Bolsonaro, a biruta de aeroporto e a manifestação que nasceu problemática
Comportamento do presidente em relação aos atos de rua foi marcado por idas e vindas; convocação baseada em pauta esdrúxula só acirrou a crise política
A decisão de Jair Bolsonaro de pedir aos movimentos que o apoiam que suspendam as manifestações de ruas previstas para domingo, 15 de março, é o ato final de um comportamento errático do presidente, que, desde o início da polêmica, agiu como uma biruta de aeroporto, cada hora apontando em uma direção.
As manifestações começaram a ser convocadas por grupos de direita como Brasil Conservador, Nas Ruas e Avança Brasil na esteira do episódio em que o general Augusto Heleno, ministro do Gabinete de Segurança Institucional, foi flagrado em áudio vazado criticando o Congresso, em cerimônia no dia 18 de fevereiro. Segundo ele, deputados e senadores faziam “chantagem” com Bolsonaro na questão do Orçamento e instigou o chefe a “convocar o povo às ruas”.
Uma semana depois, no dia 25 de fevereiro, o presidente atendeu ao apelo de seu general: compartilhou em grupos de WhatsApp vídeos com convocações para os atos. A pauta era um suposto “parlamentarismo branco” que o Legislativo estaria tramando e uma imaginária má vontade do Congresso com as propostas de Bolsonaro, acusação que bate de frente com o fato de que o governo nem consegue enviar as reformas administrativa e tributária aos parlamentares.

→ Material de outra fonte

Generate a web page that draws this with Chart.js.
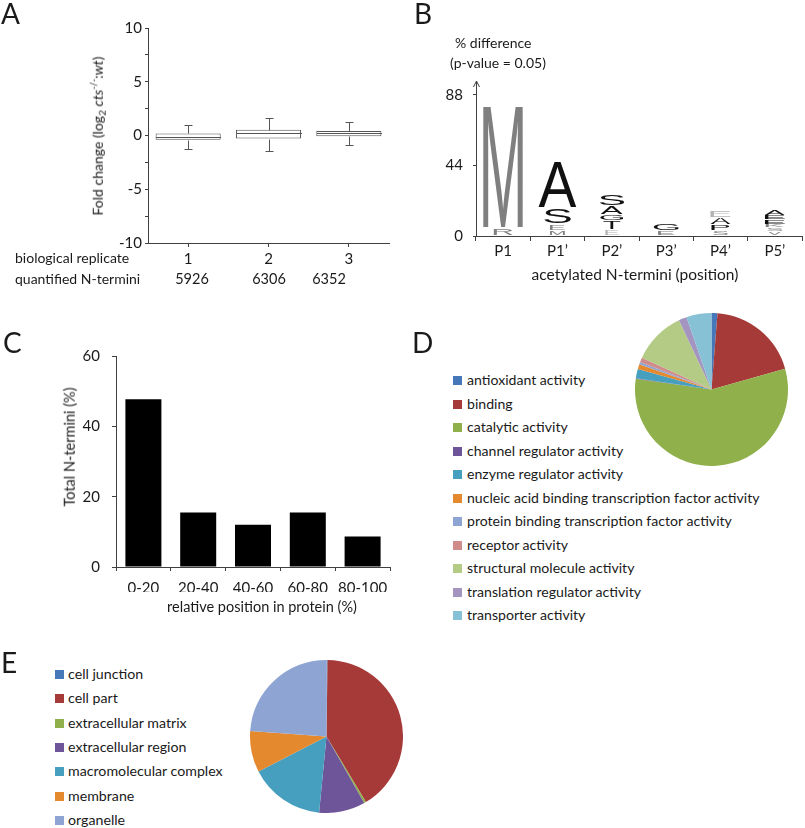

Não ajudou em nada o governo e ainda atrapalhou. A participação direta do presidente na convocação irritou os congressistas, o Supremo Tribunal Federal – também alvo dos manifestantes – e obrigou o presidente a, pela primeira vez, dizer que não havia convocado ninguém. Admitiu apenas ter repassado mensagens de “cunho pessoal” a “algumas dezenas de amigos”.
Bolsonaro, no entanto, contrariou a si próprio no dia 7 de março, quando fez uma escala em Boa Vista (RR), durante viagem aos Estados Unidos. Ali foi direto. “Dia 15 agora, tem um movimento de rua espontâneo (…) E o político que tem medo de movimento de rua não serve para ser político. Então participem, não é um movimento contra o Congresso, contra o Judiciário, é um movimento pró-Brasil”, disse.
Na terça-feira, 10, a Secretaria de Comunicação da Presidência também foi usada para incentivar as pessoas a irem à manifestação. A pretexto de falar da visita de Bolsonaro aos EUA, a Secom reproduziu uma frase do presidente dita ao público americano. “As manifestações do dia 15 de março não são contra o Congresso, nem contra o Judiciário. São a favor do Brasil”. No mesmo dia, minimizou a pandemia de coronavírus. “Temos no momento uma crise, uma pequena crise. No meu entender, muito mais fantasia, a questão do coronavírus, que não é isso tudo que a grande mídia propala ou propaga pelo mundo todo”, disse.
Na quarta-feira, 11, ao voltar dos EUA, questionado novamente sobre o risco de grandes aglomerações de rua em época de pandemia de coronavírus, voltou a desdizer o que havia dito, em rápida declaração em frente ao Palácio do Alvorada. “Eu não convoquei ninguém. Pergunta para quem convocou. Você pergunta para quem convocou”.
O ministro da Saúde, Luiz Henrique Mandetta, e o presidente Jair Bolsonaro, durante livre no Facebook nesta quarta-feira, 12
Agora, acuado pelo avanço da doença e diante do fosso que separava suas atitudes das medidas que estão sendo adotadas em todo o mundo, decidiu pedir a sua tropa de rua que baixasse as armas e esperasse o mau tempo passar.
Apesar do comportamento tortuoso e da demora para reconhecer que os atos de rua eram uma má ideia, menos mal que o presidente tenha, enfim, dado o sinal para cancelar uma manifestação que, independente da questão do coronavírus, nunca deveria ter sido convocada.
Desde que começou a mobilizar os bolsonaristas nas redes sociais, a manifestação desagradou aos generais (usados em cartazes da convocação), aos líderes da Câmara e do Senado, aos ministros do STF e só criou atrito e tensão em um ambiente que já não era muito favorável ao governo. Mesmo com problemas dos mais variados pela frente, o presidente decidiu encampar o desvario. Menos mal que o coronavírus o fez recuar.